Le processus constituant était parti des élans révolutionnaires consécutifs à la crise financière de 2008. Il est revenu sur la table avec un nouveau scandale financier, d’ordre éthique. L’issue des élections a finalement déçu les espoirs des observateurs qui prévoyaient une victoire du Parti Pirate et se préparaient ainsi à voir la nouvelle constitution enfin adoptée. Les prochains mois diront si l’opposition, unanime au moins dans sa volonté affichée de faire aboutir le texte, mais dont seul le Parti Pirate fait réellement une priorité, trouvera le moyen de faire plier la fragile majorité gouvernementale à cette fin (5). L’intérêt des Islandais-es pour la nouvelle constitution retombera-t-il de nouveau ?

Un objet démocratique non identifié

Si l’expérience du processus constituant est largement perçue comme « exotique » et à ce titre idéalisée à l’étranger, au même titre que peuvent l’être la vie politique et la culture démocratique des pays scandinaves, la réalité n’est pas tout à fait celle d’un vaste élan citoyen qui traverserait toute la population. Elle constitue surtout un objet démocratique non identifié qui n’intéresse et ne fédère qu’une partie de la population. En Islande, terre plus conservatrice que ses cousines continentales, la réappropriation des institutions démocratiques n’est pas moins que chez nous éclipsée par les sujets économiques (croissance, emploi, pouvoir d’achat). Jusqu’au prochain coup d’éclat ?

Le Parti Pirate
A leurs débuts, les Pirates, issus de Suède puis devenus un mouvement mondial sont essentiellement portés sur les libertés numériques. Mais à partir de 2011, le parti pirate allemand commence à proposer de revoir le système politique en s’appuyant sur les mécanismes de démocratie directe et l’exigence de transparence. Il se décrit lui-même comme « une formation spontanée née de la volonté des citoyens de se réapproprier une vie politique dans laquelle ils ne se reconnaissent plus  ». Le parti pirate est à ce titre le fer-de-lance du concept de démocratie liquide (voir encadré suivant). En Islande, le parti pirate, en plus d’être la formation politique la plus déterminée du pays à faire ratifier la nouvelle constitution, a également pour sujets prioritaires la redistribution des richesses tirées de l’exploitation des ressources naturelles, la gratuité des soins, la lutte contre la corruption et l’instauration d’un revenu universel garanti.
La démocratie liquide
Lionel Cordier, doctorant en sciences politiques spécialisé dans les dynamiques politiques islandaises, décrit la démocratie liquide comme constituant « une sorte de forme élaborée de démocratie délégative et du mandat impératif, conjuguée à l’usage des nouvelles technologies. Elle consiste principalement en la possibilité de déléguer son vote, de façon permanente ou non, à des personnes que l’on estime plus compétentes et en fonction d’enjeux délimités (6).

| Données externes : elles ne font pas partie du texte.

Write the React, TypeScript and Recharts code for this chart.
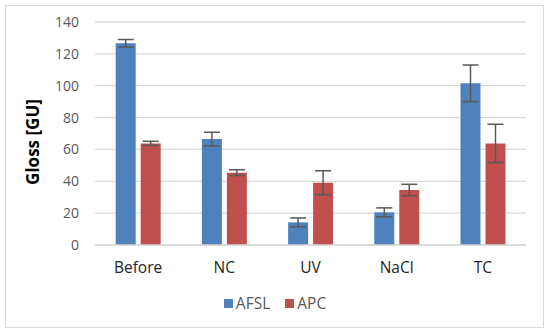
import React from 'react';
import { BarChart, Bar, XAxis, YAxis, CartesianGrid, ErrorBar } from 'recharts';

const categories = ['Before', 'NC', 'UV', 'NaCl', 'TC'];
const afslValues = [126.6, 66.5, 14.2, 20.5, 101.5];
const afslErrors = [2.4, 4.3, 2.8, 2.8, 11.5];
const apcValues = [63.8, 45.4, 39.1, 34.5, 63.8];
const apcErrors = [1.3, 1.8, 7.5, 3.6, 12.0];
const yTicks = [0, 20, 40, 60, 80, 100, 120, 140];
const seriesNames = ['AFSL', 'APC'];
const seriesColors = ['#4f81bd', '#c0504d'];

const data = categories.map((c, i) => ({
  name: c,
  afsl: afslValues[i],
  afslErr: afslErrors[i],
  apc: apcValues[i],
  apcErr: apcErrors[i],
}));

const FONT = '"Open Sans", "Liberation Sans", sans-serif';

const YLabel = () => (
  <text
    x={32}
    y={142}
    transform="rotate(-90 32 142)"
    textAnchor="middle"
    dominantBaseline="central"
    fontFamily={FONT}
    fontWeight="bold"
    fontSize={17}
    fill="#000000"
  >
    Gloss [GU]
  </text>
);

export default function App() {
  return (
    <div style={{ position: 'absolute', left: 0, top: 0, width: 550, height: 334, background: '#ffffff', fontFamily: FONT }}>
      <div
        style={{
          position: 'absolute',
          left: 5,
          top: 5,
          width: 537,
          height: 321,
          border: '1px solid #d9d9d9',
        }}
      />
      <div style={{ position: 'absolute', left: 0, top: 0 }}>
        <BarChart
          width={550}
          height={334}
          data={data}
          margin={{ top: 22, right: 24, bottom: 59, left: 0 }}
          barCategoryGap="24%"
          barGap={5}
        >
          <CartesianGrid horizontal vertical={false} stroke="#d9d9d9" strokeWidth={1.3} />
          <XAxis
            dataKey="name"
            height={30}
            axisLine={{ stroke: '#d9d9d9', strokeWidth: 1.3 }}
            tickLine={false}
            tickSize={0}
            tickMargin={17}
            tick={{ fill: '#262626', fontSize: 15.5, fontFamily: FONT }}
            interval={0}
          />
          <YAxis
            width={95}
            domain={[0, 140]}
            ticks={yTicks}
            axisLine={false}
            tickLine={false}
            tickSize={0}
            tickMargin={16}
            tick={{ fill: '#595959', fontSize: 14, fontFamily: FONT }}
            label={<YLabel />}
          />
          <Bar dataKey="afsl" name={seriesNames[0]} fill={seriesColors[0]} isAnimationActive={false}>
            <ErrorBar dataKey="afslErr" width={8} stroke="#595959" strokeWidth={1.5} direction="y" isAnimationActive={false} />
          </Bar>
          <Bar dataKey="apc" name={seriesNames[1]} fill={seriesColors[1]} isAnimationActive={false}>
            <ErrorBar dataKey="apcErr" width={8} stroke="#595959" strokeWidth={1.5} direction="y" isAnimationActive={false} />
          </Bar>
        </BarChart>
      </div>
      <div
        style={{
          position: 'absolute',
          left: 0,
          top: 293,
          width: 550,
          display: 'flex',
          justifyContent: 'center',
          alignItems: 'center',
          fontSize: 15.5,
          color: '#595959',
          lineHeight: '20px',
        }}
      >
        {seriesNames.map((n, i) => (
          <span key={n} style={{ display: 'inline-flex', alignItems: 'center', marginRight: i === 0 ? 15 : 0 }}>
            <span style={{ display: 'inline-block', width: 9, height: 9, background: seriesColors[i], marginRight: 3 }} />
            <span>{n}</span>
          </span>
        ))}
      </div>
    </div>
  );
}
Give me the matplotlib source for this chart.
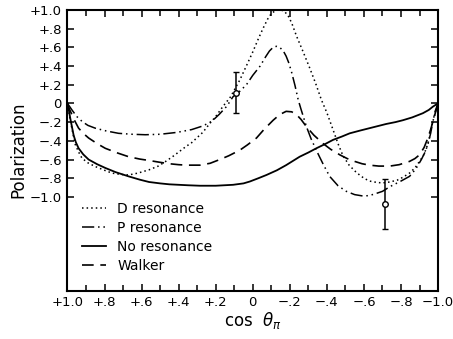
import numpy as np
import matplotlib
matplotlib.use("Agg")
import matplotlib.pyplot as plt
from matplotlib.ticker import FixedLocator, FixedFormatter

# ---- data (cos theta_pi, polarization) ----
d_x = [1.0, 0.987, 0.973, 0.958, 0.94, 0.922, 0.89, 0.85, 0.80, 0.76, 0.71,
       0.67, 0.62, 0.56, 0.51, 0.47, 0.43, 0.40, 0.36, 0.33, 0.30, 0.27, 0.23,
       0.20, 0.16, 0.12, 0.07, 0.03, 0.0, -0.03, -0.055, -0.08, -0.10, -0.125,
       -0.15, -0.17, -0.19, -0.21, -0.236, -0.27, -0.307, -0.34, -0.37, -0.40,
       -0.433, -0.46, -0.487, -0.52, -0.56, -0.60, -0.63, -0.67, -0.70, -0.74,
       -0.78, -0.81, -0.846, -0.875, -0.90, -0.92, -0.937, -0.952, -0.963,
       -0.975, -0.99, -1.0]
d_y = [0.0, -0.16, -0.30, -0.44, -0.52, -0.585, -0.635, -0.675, -0.715,
       -0.745, -0.76, -0.765, -0.745, -0.71, -0.67, -0.62, -0.565, -0.52, -0.46,
       -0.42, -0.365, -0.31, -0.21, -0.14, -0.03, 0.07, 0.25, 0.42, 0.55, 0.69,
       0.80, 0.90, 0.96, 0.995, 1.0, 0.985, 0.94, 0.86, 0.72, 0.56, 0.38, 0.21,
       0.04, -0.10, -0.28, -0.43, -0.56, -0.66, -0.74, -0.80, -0.83, -0.845,
       -0.85, -0.84, -0.82, -0.79, -0.745, -0.69, -0.62, -0.56, -0.48, -0.38,
       -0.265, -0.17, -0.06, 0.0]

p_x = [1.0, 0.976, 0.95, 0.92, 0.89, 0.85, 0.79, 0.724, 0.65, 0.58, 0.50,
       0.41, 0.33, 0.268, 0.22, 0.18, 0.14, 0.107, 0.07, 0.034, 0.0, -0.04,
       -0.07, -0.09, -0.11, -0.128, -0.145, -0.165, -0.18, -0.195, -0.21,
       -0.228, -0.245, -0.26, -0.29, -0.315, -0.343, -0.36, -0.38, -0.415,
       -0.46, -0.505, -0.55, -0.595, -0.63, -0.67, -0.70, -0.74, -0.80, -0.846,
       -0.88, -0.91, -0.93, -0.945, -0.96, -0.972, -0.985, -1.0]
p_y = [0.0, -0.07, -0.14, -0.195, -0.235, -0.265, -0.295, -0.32, -0.33,
       -0.335, -0.33, -0.31, -0.28, -0.24, -0.19, -0.115, -0.03, 0.07, 0.13,
       0.20, 0.30, 0.40, 0.50, 0.56, 0.60, 0.61, 0.60, 0.56, 0.505, 0.43, 0.33,
       0.19, 0.04, -0.06, -0.25, -0.38, -0.50, -0.57, -0.65, -0.78, -0.88,
       -0.94, -0.975, -0.99, -0.985, -0.96, -0.94, -0.89, -0.83, -0.78, -0.70,
       -0.60, -0.52, -0.44, -0.32, -0.195, -0.08, 0.0]

n_x = [1.0, 0.992, 0.985, 0.976, 0.967, 0.955, 0.94, 0.915, 0.886, 0.84,
       0.796, 0.74, 0.67, 0.61, 0.56, 0.50, 0.45, 0.35, 0.285, 0.20, 0.106,
       0.05, 0.016, -0.03, -0.074, -0.13, -0.18, -0.253, -0.30, -0.343, -0.39,
       -0.433, -0.48, -0.523, -0.58, -0.63, -0.68, -0.72, -0.77, -0.81, -0.86,
       -0.918, -0.95, -0.972, -0.99, -1.0]
n_y = [0.0, -0.08, -0.16, -0.25, -0.34, -0.415, -0.48, -0.545, -0.60, -0.65,
       -0.69, -0.735, -0.78, -0.815, -0.84, -0.855, -0.865, -0.875, -0.88,
       -0.88, -0.87, -0.855, -0.835, -0.80, -0.765, -0.715, -0.66, -0.57,
       -0.525, -0.48, -0.435, -0.39, -0.355, -0.32, -0.29, -0.265, -0.24,
       -0.22, -0.20, -0.18, -0.15, -0.105, -0.07, -0.035, -0.012, 0.0]

w_x = [1.0, 0.99, 0.976, 0.96, 0.94, 0.915, 0.886, 0.84, 0.796, 0.73, 0.67,
       0.61, 0.56, 0.50, 0.45, 0.40, 0.36, 0.32, 0.285, 0.23, 0.178, 0.13,
       0.07, 0.03, -0.02, -0.06, -0.11, -0.145, -0.18, -0.21, -0.236, -0.26,
       -0.29, -0.33, -0.38, -0.42, -0.47, -0.51, -0.55, -0.59, -0.63, -0.68,
       -0.74, -0.79, -0.846, -0.875, -0.90, -0.925, -0.945, -0.96, -0.972,
       -0.987, -1.0]
w_y = [0.0, -0.06, -0.12, -0.19, -0.265, -0.32, -0.37, -0.43, -0.48, -0.53,
       -0.57, -0.595, -0.61, -0.63, -0.645, -0.655, -0.66, -0.66, -0.66,
       -0.64, -0.60, -0.56, -0.50, -0.445, -0.37, -0.28, -0.18, -0.12, -0.085,
       -0.09, -0.12, -0.17, -0.25, -0.34, -0.43, -0.49, -0.55, -0.59, -0.62,
       -0.645, -0.66, -0.67, -0.67, -0.655, -0.62, -0.59, -0.55, -0.47, -0.37,
       -0.28, -0.195, -0.09, 0.0]

# measured points with errors
pt_x = [0.09, -0.715]
pt_y = [0.115, -1.075]
pt_err = [0.22, 0.27]

tick_vals = [1.0, 0.8, 0.6, 0.4, 0.2, 0.0, -0.2, -0.4, -0.6, -0.8, -1.0]
tick_text = ["+1.0", "+.8", "+.6", "+.4", "+.2", "0", "\u2212.2", "\u2212.4",
             "\u2212.6", "\u2212.8", "\u22121.0"]

fig = plt.figure(figsize=(4.53, 3.39), dpi=100)
ax = fig.add_axes([0.149, 0.143, 0.818, 0.828])

ax.plot(d_x, d_y, color="k", lw=1.1, ls=(0, (1, 2)), label="D resonance")
ax.plot(p_x, p_y, color="k", lw=1.1, ls=(0, (8, 2.5, 1, 2.5, 1, 2.5)),
        label="P resonance")
ax.plot(n_x, n_y, color="k", lw=1.3, ls="-", label="No resonance")
ax.plot(w_x, w_y, color="k", lw=1.2, ls=(0, (7, 4)), label="Walker")

ax.errorbar(pt_x, pt_y, yerr=pt_err, fmt="o", ms=4, mfc="white", mec="k",
            ecolor="k", elinewidth=1.1, capsize=2.5, capthick=1.0, zorder=5)

ax.set_xlim(1.0, -1.0)
ax.set_ylim(-2.0, 1.0)

ax.xaxis.set_major_locator(FixedLocator(tick_vals))
ax.xaxis.set_major_formatter(FixedFormatter(tick_text))
ax.xaxis.set_minor_locator(FixedLocator(np.arange(-0.9, 1.0, 0.2)))
ax.yaxis.set_major_locator(FixedLocator(tick_vals))
ax.yaxis.set_major_formatter(FixedFormatter(tick_text))

ax.tick_params(which="both", direction="in", top=True, right=True,
               width=1.1, colors="k")
ax.tick_params(which="major", length=5, labelsize=9.5, pad=4)
ax.tick_params(which="minor", length=4)

for s in ax.spines.values():
    s.set_linewidth(1.5)

ax.set_ylabel("Polarization", fontsize=12, labelpad=2)
ax.set_xlabel(r"cos  $\theta_{\pi}$", fontsize=12, labelpad=1)

leg = ax.legend(loc="upper left", bbox_to_anchor=(0.025, 0.335), frameon=False,
                fontsize=10, handlelength=1.7, handletextpad=0.8,
                labelspacing=0.35, borderaxespad=0.0)

fig.savefig("out.png", dpi=100)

(1) En 2011-2012, 25 citoyen-ne-s élu-e-s ont élaboré un projet constitutionnel en s’appuyant sur les recommandations de 950 citoyen-ne-s tiré-e-s au sort et sur une vaste consultation numérique.
(2) Référendum consultatif, 66 % de oui, 49 % de participation.

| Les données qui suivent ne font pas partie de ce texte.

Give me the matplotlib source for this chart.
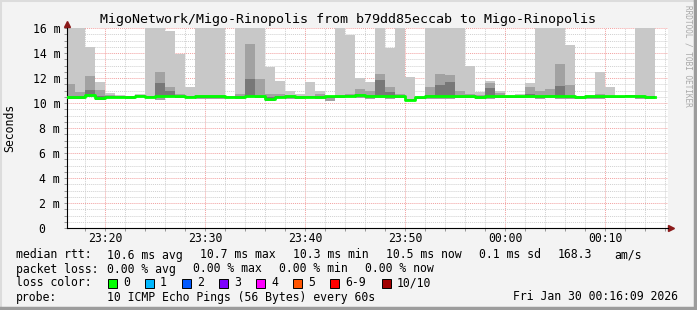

(3) Ils-elles sont notamment opposés à certaines des dispositions prévues dans le texte, en particulier le rééquilibrage de la représentation électorale entre zones rurales et zones urbaines (actuellement plus favorable aux premières) et la nationalisation des ressources naturelles de l’île.

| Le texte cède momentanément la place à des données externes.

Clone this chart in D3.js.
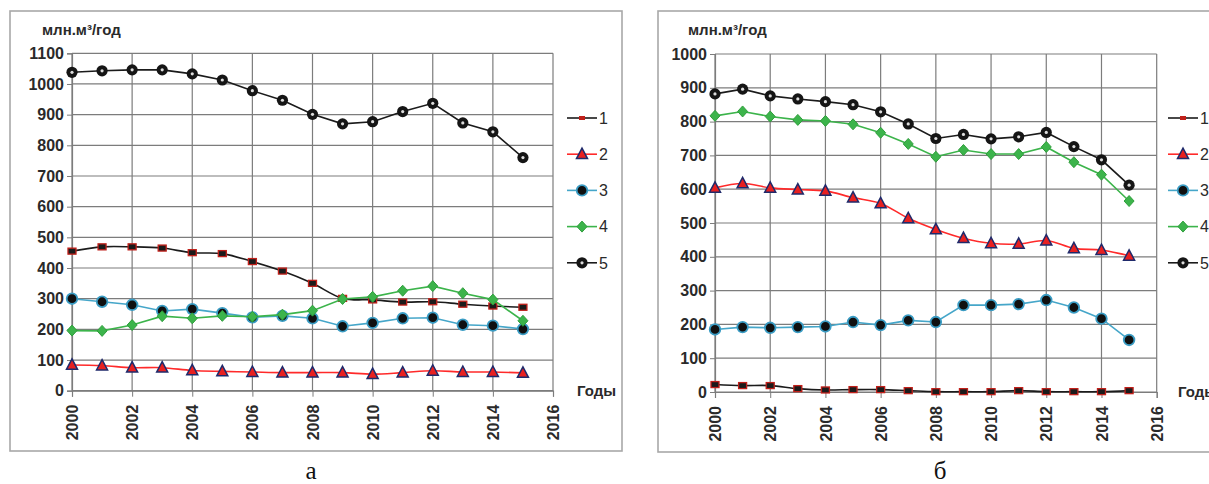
<!DOCTYPE html>
<html><head><meta charset="utf-8">
<script src="https://cdn.jsdelivr.net/npm/d3@7/dist/d3.min.js"></script>
<style>body{margin:0;background:#fff}svg{display:block}</style>
</head><body>
<svg id="c" width="1209" height="484"></svg>
<script>
const years = [2000,2001,2002,2003,2004,2005,2006,2007,2008,2009,2010,2011,2012,2013,2014,2015];
const xTicks = [2000,2002,2004,2006,2008,2010,2012,2014,2016];
const yTicksA = [0,100,200,300,400,500,600,700,800,900,1000,1100];
const yTicksB = [0,100,200,300,400,500,600,700,800,900,1000];
const legendLabels = ["1","2","3","4","5"];
const unitLabel = "млн.м³/год";
const xAxisLabel = "Годы";
const panelLabels = ["а","б"];

// panel а
const a1 = [455,469,469,465,450,447,421,390,350,301,296,289,290,282,276,272];
const a2 = [84,82,75,75,66,63,61,59,59,59,54,59,65,61,61,58];
const a3 = [300,290,280,260,266,253,239,244,236,210,221,236,238,215,212,201];
const a4 = [196,195,214,243,236,244,241,248,261,299,306,326,341,318,297,228];
const a5 = [1038,1043,1046,1046,1033,1013,978,947,901,870,877,910,937,873,844,760];
// panel б
const b1 = [22,19,19,10,6,7,7,4,1,1,1,4,1,1,1,4];
const b2 = [604,617,604,599,595,575,558,514,481,455,440,438,448,425,420,403];
const b3 = [185,192,190,192,194,207,198,212,207,257,257,260,272,250,217,154];
const b4 = [817,830,815,805,802,792,767,734,696,716,704,704,725,680,643,565];
const b5 = [882,896,876,867,859,850,829,793,750,762,749,755,768,726,687,612];

const svg = d3.select("#c");
svg.append("rect").attr("width",1209).attr("height",484).attr("fill","#fff");

const styles = [
  {line:"#1b1b1b", marker:"square", fill:"#1b1b1b", stroke:"#c0201a", curve:d3.curveCatmullRom.alpha(0.5)},
  {line:"#ff2a2a", marker:"triangle", fill:"#e82020", stroke:"#1f2a6b", curve:d3.curveCatmullRom.alpha(0.5)},
  {line:"#45a6c9", marker:"circle", fill:"#101010", stroke:"#3a9cc4", curve:d3.curveLinear},
  {line:"#3cb44b", marker:"diamond", fill:"#3cb44b", stroke:"#2f9e3c", curve:d3.curveLinear},
  {line:"#1b1b1b", marker:"ring", fill:"#151515", stroke:"#151515", curve:d3.curveLinear}
];

const FONT = "Liberation Sans, Arial, sans-serif";

function drawMarker(g, type, x, y, st){
  if(type==="square"){
    g.append("rect").attr("x",x-4).attr("y",y-3).attr("width",8).attr("height",6)
     .attr("fill",st.fill).attr("stroke",st.stroke).attr("stroke-width",1.3);
  } else if(type==="triangle"){
    const s=5.5;
    g.append("path").attr("d",`M${x},${y-s-0.5}L${x+s},${y+s*0.8}L${x-s},${y+s*0.8}Z`)
     .attr("fill",st.fill).attr("stroke",st.stroke).attr("stroke-width",1.5);
  } else if(type==="circle"){
    g.append("circle").attr("cx",x).attr("cy",y).attr("r",5.3)
     .attr("fill",st.fill).attr("stroke",st.stroke).attr("stroke-width",1.8);
  } else if(type==="diamond"){
    const s=5.5;
    g.append("path").attr("d",`M${x},${y-s}L${x+s-0.5},${y}L${x},${y+s}L${x-s+0.5},${y}Z`)
     .attr("fill",st.fill).attr("stroke",st.stroke).attr("stroke-width",1);
  } else if(type==="ring"){
    g.append("circle").attr("cx",x).attr("cy",y).attr("r",5.6).attr("fill",st.fill);
    g.append("circle").attr("cx",x).attr("cy",y).attr("r",1.6).attr("fill","#ddd");
  }
}

function panel(cfg){
  const g = svg.append("g");
  g.append("rect").attr("x",cfg.frame[0]).attr("y",cfg.frame[1])
    .attr("width",cfg.frame[2]-cfg.frame[0]).attr("height",cfg.frame[3]-cfg.frame[1])
    .attr("fill","none").attr("stroke","#a8a8a8").attr("stroke-width",1.6);
  const x = d3.scaleLinear().domain([2000,2016]).range([cfg.px0,cfg.px1]);
  const y = d3.scaleLinear().domain([0,cfg.ymax]).range([cfg.py0,cfg.py1]);
  g.append("g").selectAll("line").data(cfg.yTicks).join("line")
    .attr("x1",cfg.px0).attr("x2",cfg.px1).attr("y1",d=>y(d)).attr("y2",d=>y(d))
    .attr("stroke","#7c7c7c").attr("stroke-width",1.2);
  g.append("g").selectAll("line").data(xTicks).join("line")
    .attr("x1",d=>x(d)).attr("x2",d=>x(d)).attr("y1",cfg.py0).attr("y2",cfg.py1)
    .attr("stroke","#7c7c7c").attr("stroke-width",1.2);
  const ya = d3.axisLeft(y).tickValues(cfg.yTicks).tickFormat(d3.format("d")).tickSize(5).tickPadding(3);
  const yg = g.append("g").attr("transform",`translate(${cfg.px0},0)`).call(ya);
  yg.select(".domain").attr("stroke","#7c7c7c").attr("stroke-width",1.2);
  yg.selectAll(".tick line").attr("stroke","#7c7c7c");
  yg.selectAll("text").attr("font-family",FONT)
    .attr("font-size",16).attr("font-weight","bold").attr("fill","#2a2a2a");
  const xa = d3.axisBottom(x).tickValues(xTicks).tickFormat(d3.format("d")).tickSize(6);
  const xg = g.append("g").attr("transform",`translate(0,${cfg.py0})`).call(xa);
  xg.select(".domain").attr("stroke","#7c7c7c").attr("stroke-width",1.2);
  xg.selectAll(".tick line").attr("stroke","#7c7c7c");
  xg.selectAll("text").attr("font-family",FONT)
    .attr("font-size",16).attr("font-weight","bold").attr("fill","#2a2a2a")
    .attr("transform","rotate(-90)").attr("text-anchor","end")
    .attr("x",-14).attr("y",0).attr("dy","0.35em");
  g.append("text").attr("x",cfg.unitX).attr("y",35).text(unitLabel)
    .attr("font-family",FONT).attr("font-size",15)
    .attr("font-weight","bold").attr("fill","#2a2a2a");
  g.append("text").attr("x",cfg.godyX).attr("y",cfg.py0+5).text(xAxisLabel)
    .attr("font-family",FONT).attr("font-size",15)
    .attr("font-weight","bold").attr("fill","#2a2a2a");
  cfg.series.forEach((vals,i)=>{
    const st = styles[i];
    const line = d3.line().x((d,j)=>x(years[j])).y(d=>y(d)).curve(st.curve);
    g.append("path").attr("d",line(vals)).attr("fill","none")
      .attr("stroke",st.line).attr("stroke-width",1.6);
    const mg = g.append("g");
    vals.forEach((v,j)=>drawMarker(mg, st.marker, x(years[j]), y(v), st));
  });
  legendLabels.forEach((lab,i)=>{
    const st = styles[i];
    const ly = 118 + i*36.2;
    g.append("line").attr("x1",cfg.legX).attr("x2",cfg.legX+30).attr("y1",ly).attr("y2",ly)
      .attr("stroke",st.line).attr("stroke-width",1.6);
    const lg = g.append("g");
    if(st.marker==="square"){
      lg.append("rect").attr("x",cfg.legX+12).attr("y",ly-2).attr("width",6).attr("height",4)
        .attr("fill","#c0201a");
    } else drawMarker(lg, st.marker, cfg.legX+15, ly, st);
    g.append("text").attr("x",cfg.legX+32).attr("y",ly).attr("dy","0.36em").text(lab)
      .attr("font-family",FONT).attr("font-size",16)
      .attr("fill","#2a2a2a");
  });
  g.append("text").attr("x",cfg.labX).attr("y",479).text(cfg.lab)
    .attr("text-anchor","middle").attr("font-family","Liberation Serif, Times New Roman, serif")
    .attr("font-size",25).attr("fill","#111");
}

panel({frame:[10,11,622,451], px0:72, px1:553, py0:390.7, py1:53.3, ymax:1100, yTicks:yTicksA,
  unitX:42, godyX:577, legX:567, labX:311, lab:panelLabels[0], series:[a1,a2,a3,a4,a5]});
panel({frame:[658,11,1215,452], px0:715, px1:1156.7, py0:392, py1:54, ymax:1000, yTicks:yTicksB,
  unitX:688, godyX:1178, legX:1168, labX:940, lab:panelLabels[1], series:[b1,b2,b3,b4,b5]});
</script>
</body></html>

(4) Katrín Oddsdóttir, dans une interview publiée par Mediapart le 8 octobre 2016.
(5) Le gouvernement formé par "Parti de l’indépendance", n’est majoritaire que d’une voix, et son partenaire centriste "Avenir radieux" est assez imprévisible.
(6) L. Cordier, Les pirates en politique, l’ascension d’un parti islandais, La Vie des Idées, 7 octobre 2016.